Adrian Boulding, Director of Policy, NOW: Pensions
The news reported in The Times that ministers are thinking of scrapping the pensions dashboard was met with collective horror by the pensions industry, consumer groups and savers.
A petition urging the government to stick to its promise of launching the dashboard gathered tens of thousands of signatures in a matter of days. Even venerable bodies like the Institute of Actuaries have declared their support.
The huge support for the dashboard is quite astonishing. In all honesty, it’s rare for government initiatives to be so roundly supported by industry but the feeling is that against the backdrop of auto enrolment, the time is right for the dashboard.
The DWP estimate that on average people will have 11 jobs throughout their working life. This could result in 11 different pension schemes and 11 different pension pots. DWP’s own figures (conservatively) project that there could be 50 million pots by 2050.

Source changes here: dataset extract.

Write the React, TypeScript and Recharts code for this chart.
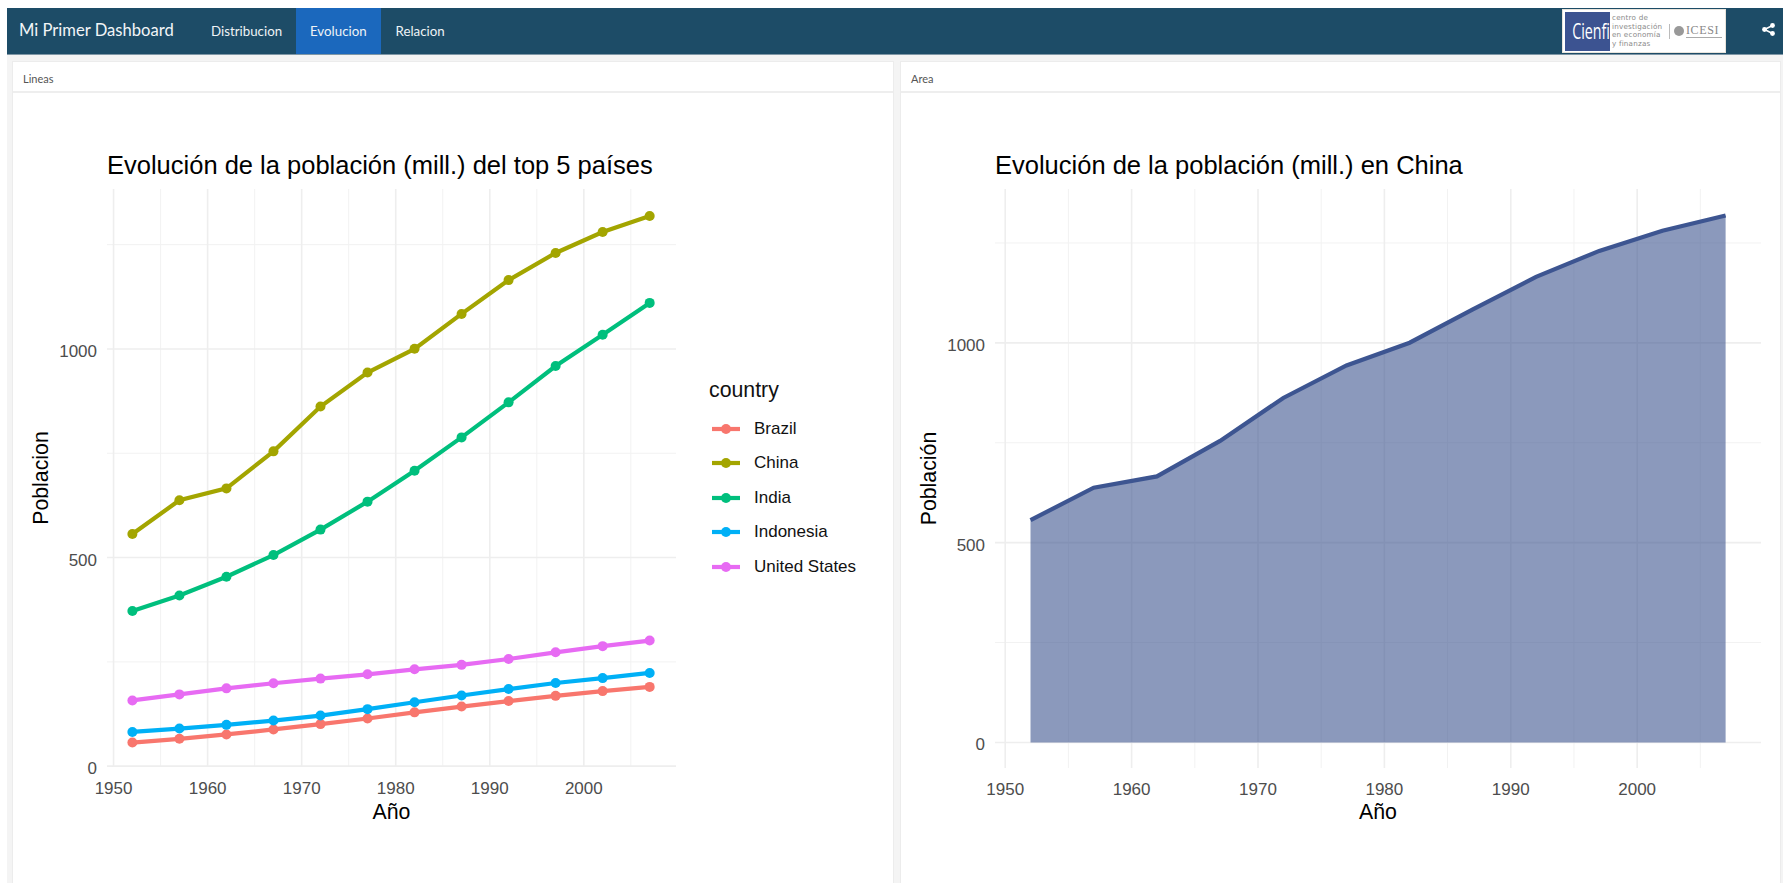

Keeping track of these savings isn’t necessarily straightforward and giving people the ability to view all their savings in one place would make life much easier for savers. Nearly two thirds of pension savers we surveyed said that being able to view all their pension savings in one place would help them to manage their retirement savings better.
We hope the DWP doesn’t give up on its involvement with the dashboard but if they are in two minds, here’s five (hopefully good) reasons, why they should stay the course.
1) We need State Pension data
For most people, the State Pension will still make up the majority of their retirement savings. A pensions dashboard just by commercial providers wouldn’t necessarily have the State Pension included and that would be pointless. A large number of people also have public sector pensions and government would need to be involved in order to ensure that this data was available for the dashboard.
2) We need the dashboard to be compulsory
Government will need to legislate to make it compulsory for pension providers to share data with the dashboard. Without this, providers may feel that the easiest way to comply with data protection rules is to opt out. Having an incomplete picture would undermine the success of the dashboard – it would be like reading a book with every other page missing.
3) We need to deal with the problem of small pots
One of the side effects of auto enrolment is going to be a huge increase in small and abandoned pension pots. The dashboard would help people keep track of their savings and, over time, functionality could be added to help people consolidate their small pots with a simple drag and drop on a dashboard screen.
4) We need to build consumer confidence in the dashboard
Having a dashboard underpinned by legislation and administered by the government would help establish trust and build consumer confidence in the whole pension system. This is the model adopted by other countries that also offer dashboards such as the PensionsInfo service in Denmark.
5) We need to give people a clearer picture of how much they can expect in retirement
There’s a danger that auto enrolled savers will assume that their retirement is secure. For most people, auto enrolment minimum contributions won’t be sufficient for a comfortable retirement but with savings spread across multiple providers, getting a clear picture of where you are heading in retirement isn’t straightforward. The dashboard could help improve visibility for savers and could work well with Retirement Income Targets as recommended by the PLSA.
Done right, the pensions dashboard has huge potential. Let’s hope all the hard work to get it to this point isn’t wasted.